Tech shares also rose and Elpida Memory soared after it said may shift some of its domestic production to Taiwan and will start making new-generation chips to survive a stronger yen and a weak memory chip market.
Valuations for Tokyo shares remain attractive, with about two-thirds of shares traded on the Tokyo stock exchange's main board trading below their book value.
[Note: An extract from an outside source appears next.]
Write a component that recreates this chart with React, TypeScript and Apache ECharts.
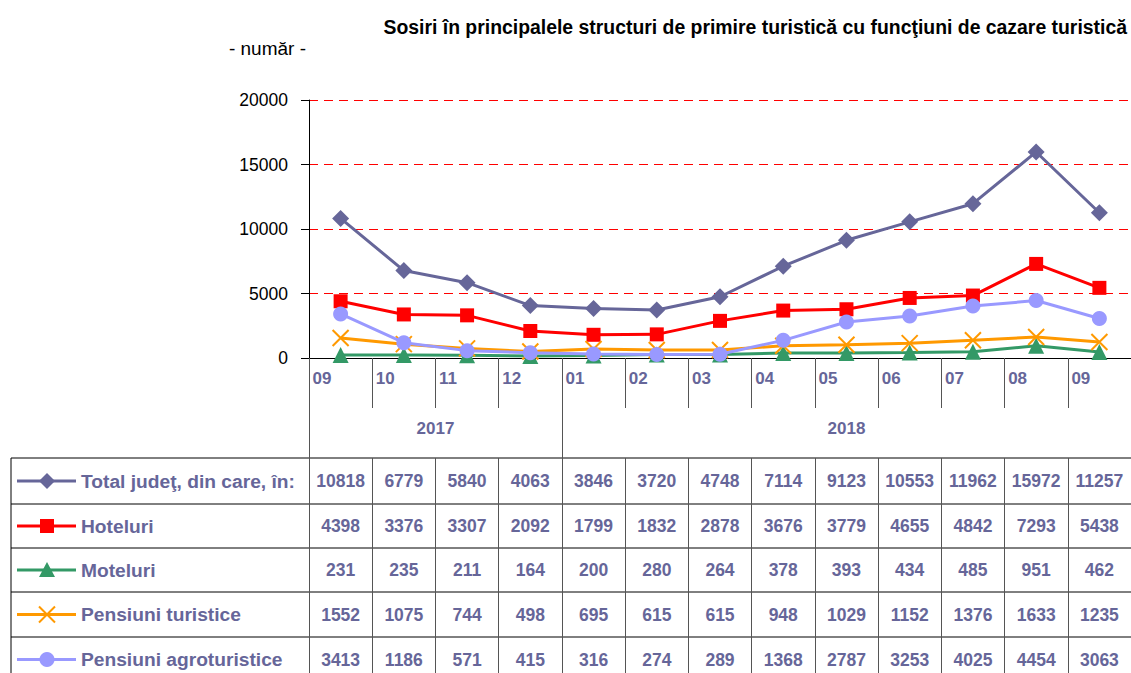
import React, { useEffect, useRef } from "react";
import * as echarts from "echarts";

const months = ["09", "10", "11", "12", "01", "02", "03", "04", "05", "06", "07", "08", "09"];
const years = ["2017", "2018"];
const yearStart = [0, 4];
const yearSpan = [4, 9];

const seriesNames = [
  "Total judeţ, din care, în:",
  "Hoteluri",
  "Moteluri",
  "Pensiuni turistice",
  "Pensiuni agroturistice",
];
const total = [10818, 6779, 5840, 4063, 3846, 3720, 4748, 7114, 9123, 10553, 11962, 15972, 11257];
const hoteluri = [4398, 3376, 3307, 2092, 1799, 1832, 2878, 3676, 3779, 4655, 4842, 7293, 5438];
const moteluri = [231, 235, 211, 164, 200, 280, 264, 378, 393, 434, 485, 951, 462];
const pensiuni = [1552, 1075, 744, 498, 695, 615, 615, 948, 1029, 1152, 1376, 1633, 1235];
const agro = [3413, 1186, 571, 415, 316, 274, 289, 1368, 2787, 3253, 4025, 4454, 3063];

const allSeries = [total, hoteluri, moteluri, pensiuni, agro];
const colors = ["#666699", "#ff0000", "#339966", "#ff9900", "#9999ff"];

const FONT = "'Liberation Sans', Arial, sans-serif";
const TXT = "#666699";

export default function App() {
  const ref = useRef<HTMLDivElement>(null);
  useEffect(() => {
    document.body.style.margin = "0";
    const chart = echarts.init(ref.current!, null, { renderer: "svg" });

    const gridTop = 100;
    const gridH = 258;
    const axisY = gridTop + gridH;
    const rowTops = [458, 504, 548, 592, 637, 682];
    const rowCenters = rowTops.slice(0, 5).map((t, i) => (t + rowTops[i + 1]) / 2);

    const symbols = ["diamond", "rect", "triangle", "path://M0 0L10 10M10 0L0 10", "circle"];
    const symSizes = [17, 14, 16, 16, 15];

    const rowAxes = allSeries.map((vals, i) => ({
      type: "category",
      gridIndex: 0,
      position: "bottom",
      offset: rowCenters[i] - axisY,
      data: vals.map(String),
      boundaryGap: true,
      axisLine: { show: false },
      axisTick: { show: false },
      splitLine: { show: false },
      axisLabel: {
        interval: 0,
        margin: 0,
        verticalAlign: "middle",
        color: TXT,
        fontFamily: FONT,
        fontWeight: "bold",
        fontSize: 17.5,
      },
    }));

    const graphic: any[] = [];
    graphic.push({
      type: "text",
      x: 1127,
      y: 27,
      style: {
        text: "Sosiri în principalele structuri de primire turistică cu funcţiuni de cazare turistică",
        align: "right",
        verticalAlign: "middle",
        fontFamily: FONT,
        fontWeight: "bold",
        fontSize: 19.4,
        fill: "#000",
      },
    });
    graphic.push({
      type: "text",
      x: 306,
      y: 48,
      style: {
        text: "- număr -",
        align: "right",
        verticalAlign: "middle",
        fontFamily: FONT,
        fontSize: 19,
        fill: "#000",
      },
    });
    rowTops.slice(0, 5).forEach((y) => {
      graphic.push({
        type: "line",
        shape: { x1: 11, y1: y, x2: 1131, y2: y },
        style: { stroke: "#000", lineWidth: 1 },
      });
    });
    graphic.push({
      type: "line",
      shape: { x1: 11, y1: rowTops[0], x2: 11, y2: 673 },
      style: { stroke: "#000", lineWidth: 1 },
    });
    rowCenters.forEach((cy, i) => {
      const c = colors[i];
      graphic.push({
        type: "line",
        shape: { x1: 17, y1: cy, x2: 76, y2: cy },
        style: { stroke: c, lineWidth: 3 },
      });
      const mx = 47;
      if (i === 0) {
        graphic.push({ type: "polygon", shape: { points: [[mx, cy - 8], [mx + 8, cy], [mx, cy + 8], [mx - 8, cy]] }, style: { fill: c } });
      } else if (i === 1) {
        graphic.push({ type: "rect", shape: { x: mx - 7, y: cy - 7, width: 14, height: 14 }, style: { fill: c } });
      } else if (i === 2) {
        graphic.push({ type: "polygon", shape: { points: [[mx, cy - 8], [mx + 8, cy + 7], [mx - 8, cy + 7]] }, style: { fill: c } });
      } else if (i === 3) {
        graphic.push({ type: "line", shape: { x1: mx - 8, y1: cy - 8, x2: mx + 8, y2: cy + 8 }, style: { stroke: c, lineWidth: 2 } });
        graphic.push({ type: "line", shape: { x1: mx + 8, y1: cy - 8, x2: mx - 8, y2: cy + 8 }, style: { stroke: c, lineWidth: 2 } });
      } else {
        graphic.push({ type: "circle", shape: { cx: mx, cy, r: 7.5 }, style: { fill: c } });
      }
      graphic.push({
        type: "text",
        x: 81,
        y: cy,
        style: {
          text: seriesNames[i],
          align: "left",
          verticalAlign: "middle",
          fontFamily: FONT,
          fontWeight: "bold",
          fontSize: 19.2,
          fill: TXT,
        },
      });
    });

    const yearCenters = yearStart.map((s, i) => s + yearSpan[i] / 2);

    chart.setOption({
      animation: false,
      backgroundColor: "#fff",
      grid: { left: 309, top: gridTop, height: gridH, width: 826, containLabel: false },
      xAxis: [
        {
          type: "category",
          data: months,
          boundaryGap: true,
          position: "bottom",
          axisLine: { show: true, lineStyle: { color: "#000", width: 1 } },
          axisTick: { show: true, interval: 0, length: 50, lineStyle: { color: "#555" } },
          axisLabel: {
            interval: 0,
            margin: 20,
            verticalAlign: "middle",
            color: TXT,
            fontFamily: FONT,
            fontWeight: "bold",
            fontSize: 17,
            formatter: (v: string) => `{a|${v}}`,
            rich: {
              a: { width: 56, align: "left", color: TXT, fontFamily: FONT, fontWeight: "bold", fontSize: 17 },
            },
          },
        },
        {
          type: "value",
          min: 0,
          max: months.length,
          position: "bottom",
          offset: 0,
          axisLine: { show: false },
          splitLine: { show: false },
          axisTick: { show: true, customValues: yearStart, length: 320, lineStyle: { color: "#555" } },
          axisLabel: {
            customValues: yearCenters,
            margin: 70,
            verticalAlign: "middle",
            color: TXT,
            fontFamily: FONT,
            fontWeight: "bold",
            fontSize: 17,
            formatter: (v: number) => years[yearCenters.indexOf(v)] ?? "",
          },
        },
        {
          type: "category",
          data: months,
          boundaryGap: true,
          position: "bottom",
          offset: rowTops[0] - axisY,
          axisLine: { show: false },
          axisTick: { show: true, interval: 0, length: 230, lineStyle: { color: "#555" } },
          axisLabel: { show: false },
        },
        ...rowAxes,
      ],
      yAxis: {
        type: "value",
        min: 0,
        max: 20000,
        interval: 5000,
        axisLine: { show: true, lineStyle: { color: "#000" } },
        axisTick: { show: true, length: 8, lineStyle: { color: "#000" } },
        splitLine: { show: true, lineStyle: { color: "#ff0000", type: [9, 6], width: 1 } },
        axisLabel: {
          margin: 21,
          color: "#000",
          fontFamily: FONT,
          fontSize: 17.5,
          formatter: (v: number) => String(v),
        },
      },
      series: allSeries.map((vals, i) => ({
        type: "line",
        name: seriesNames[i],
        data: vals,
        xAxisIndex: 0,
        yAxisIndex: 0,
        symbol: symbols[i],
        symbolSize: symSizes[i],
        showAllSymbol: true,
        lineStyle: { color: colors[i], width: 3 },
        itemStyle:
          i === 3
            ? { color: colors[i], borderColor: colors[i], borderWidth: 2 }
            : { color: colors[i] },
        z: 3 + i,
      })),
      graphic,
    });
    return () => chart.dispose();
  }, []);
  return <div ref={ref} style={{ width: 1131, height: 673 }} />;
}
However, this hasn't tempted foreign institutions into much fresh buying, traders said.
"Some investors are buying back the shares they sold in recent weeks on fears about Europe's debt problems and the US economy," said Tomomi Yamashita, fund manager at Shinkin Asset Management Co.
The Nikkei gained 1.9 per cent at 8,680.39, regaining the ground it lost a day earlier when it fell 1.1 per cent to 8,518.57, its lowest finish since April 2009.
The broader Topix index added 1.6 per cent to 753.58. Elpida jumped 6.5 per cent to 572 yen.
Among other tech shares, chipmaking equipment manufacturer Tokyo Electron Ltd climbed 3.9 per cent at 3,755 yen, and rival Advantest Corp added 3.1 per cent to 889 yen.
ANA fell 0.8 per cent on Thursday to 253 yen after Morgan Stanley Mitsubishi UFJ Securities cut its rating to "equal-weight" from "overweight", citing a slow recovery due to intensifying competition with such airlines as low-cost carriers. The brokerage cut its target price to 260 yen from 370 yen.